Repeat all the material exactly; pictures stay out of your copy.

______________________________

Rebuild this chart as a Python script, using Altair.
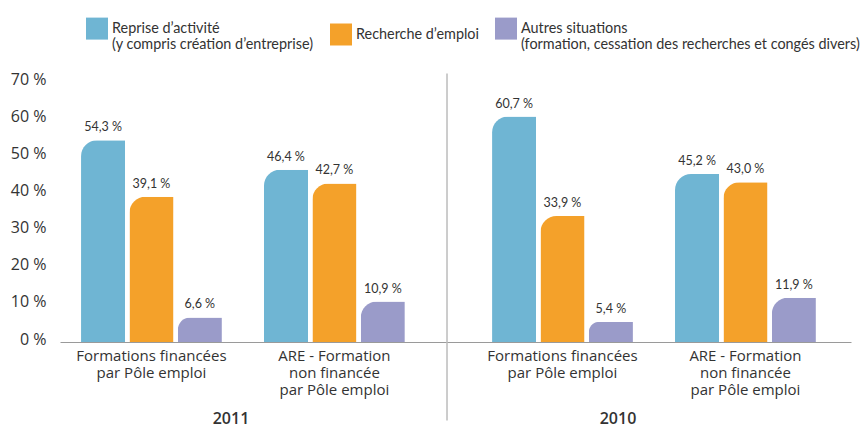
import altair as alt
import pandas as pd

years = ["2011", "2010"]
groups = ["Formations financées\npar Pôle emploi", "ARE - Formation\nnon financée\npar Pôle emploi"]
series = [
    "Reprise d’activité\n(y compris création d’entreprise)",
    "Recherche d’emploi",
    "Autres situations\n(formation, cessation des recherches et congés divers)",
]
colors = ["#6fb5d3", "#f4a12a", "#9a9bc9"]
vals_2011_formations = [54.3, 39.1, 6.6]
vals_2011_are = [46.4, 42.7, 10.9]
vals_2010_formations = [60.7, 33.9, 5.4]
vals_2010_are = [45.2, 43.0, 11.9]
y_ticks = [0, 10, 20, 30, 40, 50, 60, 70]

rows = []
for year, blocks in [("2011", [vals_2011_formations, vals_2011_are]),
                     ("2010", [vals_2010_formations, vals_2010_are])]:
    for g, vals in zip(groups, blocks):
        for s, v in zip(series, vals):
            rows.append({"year": year, "group": g, "series": s, "value": v,
                         "label": f"{v:.1f}".replace(".", ",") + " %"})
df = pd.DataFrame(rows)

NARROW = "Lato, Liberation Sans Narrow, sans-serif"
MAIN = "Open Sans, Noto Sans, sans-serif"
TXT = "#333333"
H = 260


def panel(year, width, pad_outer, align, show_y, divider):
    d = df[df.year == year]
    base = alt.Chart(d)
    x = alt.X(
        "group:N", sort=groups,
        scale=alt.Scale(paddingInner=0.23, paddingOuter=pad_outer, align=align),
        axis=alt.Axis(
            title=None, labelExpr="split(datum.label, '\\n')", labelAngle=0,
            ticks=False, domainColor="#9a9a9a", domainWidth=1,
            labelFont=MAIN, labelFontSize=15, labelColor=TXT, labelPadding=6,
            labelLineHeight=17, labelLimit=300,
        ),
    )
    xo = alt.XOffset("series:N", sort=series, scale=alt.Scale(paddingInner=0.09, paddingOuter=0))
    if show_y:
        yaxis = alt.Axis(values=y_ticks, labelExpr="datum.value + ' %'", ticks=False,
                         domain=False, grid=False, title=None, labelFont=MAIN,
                         labelFontSize=16, labelColor=TXT, labelPadding=14, labelOffset=-3)
    else:
        yaxis = None
    y = alt.Y("value:Q", scale=alt.Scale(domain=[0, 70], nice=False), axis=yaxis)
    color = alt.Color(
        "series:N", sort=series,
        scale=alt.Scale(domain=series, range=colors),
        legend=alt.Legend(
            title=None, orient="none", legendX=26, legendY=-64.5, direction="horizontal",
            columns=3, symbolType="square", symbolSize=484, symbolStrokeWidth=0,
            symbolOpacity=1, labelFont=NARROW, labelFontSize=14.4, labelColor=TXT,
            labelExpr="split(datum.label, '\\n')", labelLimit=500, labelOffset=4,
            columnPadding=16, padding=0,
        ),
    )
    bars = base.mark_bar(cornerRadiusTopLeft=16).encode(x=x, xOffset=xo, y=y, color=color)
    text = base.mark_text(dy=-13, font=NARROW, fontSize=12.5, color=TXT).encode(
        x=x, xOffset=xo, y=y, text="label:N")
    year_df = pd.DataFrame({"year": [year]})
    year_text = alt.Chart(year_df).mark_text(
        font=MAIN, fontSize=16, fontWeight=600, color=TXT, baseline="middle", align="center"
    ).encode(x=alt.value(171), y=alt.value(H + 76.5), text="year:N")
    layers = [bars, text, year_text]
    if divider:
        rule = alt.Chart(year_df).mark_rule(color="#9a9a9a", strokeWidth=1).encode(
            x=alt.value(0), y=alt.value(-8.5), y2=alt.value(H + 78.5))
        layers.append(rule)
    return alt.layer(*layers).properties(width=width, height=H)


left = panel("2011", 386, 0.17, 0.338, True, False)
right = panel("2010", 404, 0.219, 0.562, False, True)

chart = alt.hconcat(left, right, spacing=0).resolve_scale(
    x="independent", xOffset="independent"
).properties(
    padding={"left": 2, "top": 9, "right": 0, "bottom": 0}
).configure_view(stroke=None)

chart.save("out.html", embed_options={"renderer": "svg", "actions": False})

______________________________

## Completed exercise
Rebuild this chart as a Python script, using Altair.
import altair as alt
import pandas as pd

years = ["2011", "2010"]
groups = ["Formations financées\npar Pôle emploi", "ARE - Formation\nnon financée\npar Pôle emploi"]
series = [
    "Reprise d’activité\n(y compris création d’entreprise)",
    "Recherche d’emploi",
    "Autres situations\n(formation, cessation des recherches et congés divers)",
]
colors = ["#6fb5d3", "#f4a12a", "#9a9bc9"]
vals_2011_formations = [54.3, 39.1, 6.6]
vals_2011_are = [46.4, 42.7, 10.9]
vals_2010_formations = [60.7, 33.9, 5.4]
vals_2010_are = [45.2, 43.0, 11.9]
y_ticks = [0, 10, 20, 30, 40, 50, 60, 70]

rows = []
for year, blocks in [("2011", [vals_2011_formations, vals_2011_are]),
                     ("2010", [vals_2010_formations, vals_2010_are])]:
    for g, vals in zip(groups, blocks):
        for s, v in zip(series, vals):
            rows.append({"year": year, "group": g, "series": s, "value": v,
                         "label": f"{v:.1f}".replace(".", ",") + " %"})
df = pd.DataFrame(rows)

NARROW = "Lato, Liberation Sans Narrow, sans-serif"
MAIN = "Open Sans, Noto Sans, sans-serif"
TXT = "#333333"
H = 260


def panel(year, width, pad_outer, align, show_y, divider):
    d = df[df.year == year]
    base = alt.Chart(d)
    x = alt.X(
        "group:N", sort=groups,
        scale=alt.Scale(paddingInner=0.23, paddingOuter=pad_outer, align=align),
        axis=alt.Axis(
            title=None, labelExpr="split(datum.label, '\\n')", labelAngle=0,
            ticks=False, domainColor="#9a9a9a", domainWidth=1,
            labelFont=MAIN, labelFontSize=15, labelColor=TXT, labelPadding=6,
            labelLineHeight=17, labelLimit=300,
        ),
    )
    xo = alt.XOffset("series:N", sort=series, scale=alt.Scale(paddingInner=0.09, paddingOuter=0))
    if show_y:
        yaxis = alt.Axis(values=y_ticks, labelExpr="datum.value + ' %'", ticks=False,
                         domain=False, grid=False, title=None, labelFont=MAIN,
                         labelFontSize=16, labelColor=TXT, labelPadding=14, labelOffset=-3)
    else:
        yaxis = None
    y = alt.Y("value:Q", scale=alt.Scale(domain=[0, 70], nice=False), axis=yaxis)
    color = alt.Color(
        "series:N", sort=series,
        scale=alt.Scale(domain=series, range=colors),
        legend=alt.Legend(
            title=None, orient="none", legendX=26, legendY=-64.5, direction="horizontal",
            columns=3, symbolType="square", symbolSize=484, symbolStrokeWidth=0,
            symbolOpacity=1, labelFont=NARROW, labelFontSize=14.4, labelColor=TXT,
            labelExpr="split(datum.label, '\\n')", labelLimit=500, labelOffset=4,
            columnPadding=16, padding=0,
        ),
    )
    bars = base.mark_bar(cornerRadiusTopLeft=16).encode(x=x, xOffset=xo, y=y, color=color)
    text = base.mark_text(dy=-13, font=NARROW, fontSize=12.5, color=TXT).encode(
        x=x, xOffset=xo, y=y, text="label:N")
    year_df = pd.DataFrame({"year": [year]})
    year_text = alt.Chart(year_df).mark_text(
        font=MAIN, fontSize=16, fontWeight=600, color=TXT, baseline="middle", align="center"
    ).encode(x=alt.value(171), y=alt.value(H + 76.5), text="year:N")
    layers = [bars, text, year_text]
    if divider:
        rule = alt.Chart(year_df).mark_rule(color="#9a9a9a", strokeWidth=1).encode(
            x=alt.value(0), y=alt.value(-8.5), y2=alt.value(H + 78.5))
        layers.append(rule)
    return alt.layer(*layers).properties(width=width, height=H)


left = panel("2011", 386, 0.17, 0.338, True, False)
right = panel("2010", 404, 0.219, 0.562, False, True)

chart = alt.hconcat(left, right, spacing=0).resolve_scale(
    x="independent", xOffset="independent"
).properties(
    padding={"left": 2, "top": 9, "right": 0, "bottom": 0}
).configure_view(stroke=None)

chart.save("out.html", embed_options={"renderer": "svg", "actions": False})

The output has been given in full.